**Problem description:** Word for word, quote all of the material, omitting the pictures.

**Data section:**
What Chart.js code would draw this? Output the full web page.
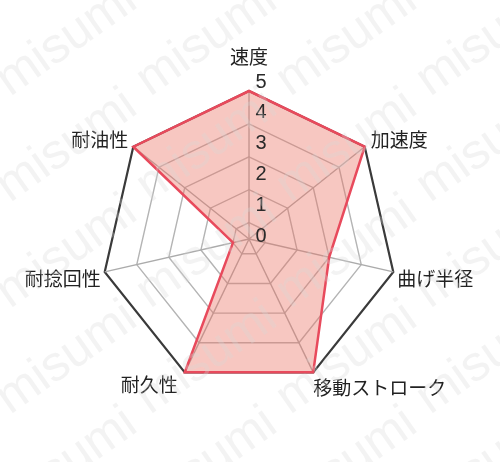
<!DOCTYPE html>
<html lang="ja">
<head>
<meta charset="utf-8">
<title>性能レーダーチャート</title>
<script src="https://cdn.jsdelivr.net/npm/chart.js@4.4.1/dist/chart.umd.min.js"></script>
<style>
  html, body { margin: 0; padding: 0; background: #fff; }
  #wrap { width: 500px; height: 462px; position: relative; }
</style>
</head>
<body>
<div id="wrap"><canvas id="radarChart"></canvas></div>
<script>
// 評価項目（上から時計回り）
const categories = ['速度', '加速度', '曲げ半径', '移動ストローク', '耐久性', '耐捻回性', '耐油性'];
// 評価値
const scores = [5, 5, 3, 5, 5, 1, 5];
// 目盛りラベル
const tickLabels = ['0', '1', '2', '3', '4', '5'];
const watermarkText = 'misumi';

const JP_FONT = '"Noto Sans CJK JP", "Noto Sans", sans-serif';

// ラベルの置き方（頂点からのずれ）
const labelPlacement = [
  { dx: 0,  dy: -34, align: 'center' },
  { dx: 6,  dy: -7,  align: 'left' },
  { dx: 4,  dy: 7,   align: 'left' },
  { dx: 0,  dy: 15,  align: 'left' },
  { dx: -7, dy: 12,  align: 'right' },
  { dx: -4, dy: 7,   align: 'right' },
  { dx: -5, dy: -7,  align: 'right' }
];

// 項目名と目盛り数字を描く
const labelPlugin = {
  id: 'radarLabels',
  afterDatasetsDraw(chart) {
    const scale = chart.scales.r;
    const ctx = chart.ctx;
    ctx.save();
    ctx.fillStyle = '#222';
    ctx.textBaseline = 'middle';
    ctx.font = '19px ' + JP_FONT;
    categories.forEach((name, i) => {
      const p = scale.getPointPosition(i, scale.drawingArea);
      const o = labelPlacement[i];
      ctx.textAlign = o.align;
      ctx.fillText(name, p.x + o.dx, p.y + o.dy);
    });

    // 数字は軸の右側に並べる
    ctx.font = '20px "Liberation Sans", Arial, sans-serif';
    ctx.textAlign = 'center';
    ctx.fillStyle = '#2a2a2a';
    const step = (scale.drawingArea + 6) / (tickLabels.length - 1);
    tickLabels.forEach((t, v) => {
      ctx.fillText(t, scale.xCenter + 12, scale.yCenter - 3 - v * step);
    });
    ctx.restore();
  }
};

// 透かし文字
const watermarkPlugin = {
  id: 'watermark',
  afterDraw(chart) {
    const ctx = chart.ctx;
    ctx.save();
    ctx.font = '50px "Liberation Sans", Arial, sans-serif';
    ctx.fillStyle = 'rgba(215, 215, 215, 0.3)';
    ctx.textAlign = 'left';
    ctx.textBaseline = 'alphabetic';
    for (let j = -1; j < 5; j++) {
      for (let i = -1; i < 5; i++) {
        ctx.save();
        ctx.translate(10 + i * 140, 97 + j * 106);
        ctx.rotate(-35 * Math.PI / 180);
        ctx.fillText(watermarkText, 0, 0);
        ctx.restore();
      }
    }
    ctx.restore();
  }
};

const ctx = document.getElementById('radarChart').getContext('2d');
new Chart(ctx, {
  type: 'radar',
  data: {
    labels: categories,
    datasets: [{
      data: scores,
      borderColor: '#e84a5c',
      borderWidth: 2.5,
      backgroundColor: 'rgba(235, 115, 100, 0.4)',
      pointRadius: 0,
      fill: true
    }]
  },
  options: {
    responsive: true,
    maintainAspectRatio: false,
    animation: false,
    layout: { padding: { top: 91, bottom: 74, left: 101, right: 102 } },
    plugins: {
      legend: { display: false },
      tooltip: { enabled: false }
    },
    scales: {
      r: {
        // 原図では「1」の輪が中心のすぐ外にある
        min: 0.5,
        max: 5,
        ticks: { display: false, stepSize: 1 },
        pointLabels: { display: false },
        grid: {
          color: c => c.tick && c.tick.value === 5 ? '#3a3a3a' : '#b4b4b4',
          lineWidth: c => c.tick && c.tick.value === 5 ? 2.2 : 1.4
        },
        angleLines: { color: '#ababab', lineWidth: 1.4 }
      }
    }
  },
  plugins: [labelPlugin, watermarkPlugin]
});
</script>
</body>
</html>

**Written answer:**
What Chart.js code would draw this? Output the full web page.
<!DOCTYPE html>
<html lang="ja">
<head>
<meta charset="utf-8">
<title>性能レーダーチャート</title>
<script src="https://cdn.jsdelivr.net/npm/chart.js@4.4.1/dist/chart.umd.min.js"></script>
<style>
  html, body { margin: 0; padding: 0; background: #fff; }
  #wrap { width: 500px; height: 462px; position: relative; }
</style>
</head>
<body>
<div id="wrap"><canvas id="radarChart"></canvas></div>
<script>
// 評価項目（上から時計回り）
const categories = ['速度', '加速度', '曲げ半径', '移動ストローク', '耐久性', '耐捻回性', '耐油性'];
// 評価値
const scores = [5, 5, 3, 5, 5, 1, 5];
// 目盛りラベル
const tickLabels = ['0', '1', '2', '3', '4', '5'];
const watermarkText = 'misumi';

const JP_FONT = '"Noto Sans CJK JP", "Noto Sans", sans-serif';

// ラベルの置き方（頂点からのずれ）
const labelPlacement = [
  { dx: 0,  dy: -34, align: 'center' },
  { dx: 6,  dy: -7,  align: 'left' },
  { dx: 4,  dy: 7,   align: 'left' },
  { dx: 0,  dy: 15,  align: 'left' },
  { dx: -7, dy: 12,  align: 'right' },
  { dx: -4, dy: 7,   align: 'right' },
  { dx: -5, dy: -7,  align: 'right' }
];

// 項目名と目盛り数字を描く
const labelPlugin = {
  id: 'radarLabels',
  afterDatasetsDraw(chart) {
    const scale = chart.scales.r;
    const ctx = chart.ctx;
    ctx.save();
    ctx.fillStyle = '#222';
    ctx.textBaseline = 'middle';
    ctx.font = '19px ' + JP_FONT;
    categories.forEach((name, i) => {
      const p = scale.getPointPosition(i, scale.drawingArea);
      const o = labelPlacement[i];
      ctx.textAlign = o.align;
      ctx.fillText(name, p.x + o.dx, p.y + o.dy);
    });

    // 数字は軸の右側に並べる
    ctx.font = '20px "Liberation Sans", Arial, sans-serif';
    ctx.textAlign = 'center';
    ctx.fillStyle = '#2a2a2a';
    const step = (scale.drawingArea + 6) / (tickLabels.length - 1);
    tickLabels.forEach((t, v) => {
      ctx.fillText(t, scale.xCenter + 12, scale.yCenter - 3 - v * step);
    });
    ctx.restore();
  }
};

// 透かし文字
const watermarkPlugin = {
  id: 'watermark',
  afterDraw(chart) {
    const ctx = chart.ctx;
    ctx.save();
    ctx.font = '50px "Liberation Sans", Arial, sans-serif';
    ctx.fillStyle = 'rgba(215, 215, 215, 0.3)';
    ctx.textAlign = 'left';
    ctx.textBaseline = 'alphabetic';
    for (let j = -1; j < 5; j++) {
      for (let i = -1; i < 5; i++) {
        ctx.save();
        ctx.translate(10 + i * 140, 97 + j * 106);
        ctx.rotate(-35 * Math.PI / 180);
        ctx.fillText(watermarkText, 0, 0);
        ctx.restore();
      }
    }
    ctx.restore();
  }
};

const ctx = document.getElementById('radarChart').getContext('2d');
new Chart(ctx, {
  type: 'radar',
  data: {
    labels: categories,
    datasets: [{
      data: scores,
      borderColor: '#e84a5c',
      borderWidth: 2.5,
      backgroundColor: 'rgba(235, 115, 100, 0.4)',
      pointRadius: 0,
      fill: true
    }]
  },
  options: {
    responsive: true,
    maintainAspectRatio: false,
    animation: false,
    layout: { padding: { top: 91, bottom: 74, left: 101, right: 102 } },
    plugins: {
      legend: { display: false },
      tooltip: { enabled: false }
    },
    scales: {
      r: {
        // 原図では「1」の輪が中心のすぐ外にある
        min: 0.5,
        max: 5,
        ticks: { display: false, stepSize: 1 },
        pointLabels: { display: false },
        grid: {
          color: c => c.tick && c.tick.value === 5 ? '#3a3a3a' : '#b4b4b4',
          lineWidth: c => c.tick && c.tick.value === 5 ? 2.2 : 1.4
        },
        angleLines: { color: '#ababab', lineWidth: 1.4 }
      }
    }
  },
  plugins: [labelPlugin, watermarkPlugin]
});
</script>
</body>
</html>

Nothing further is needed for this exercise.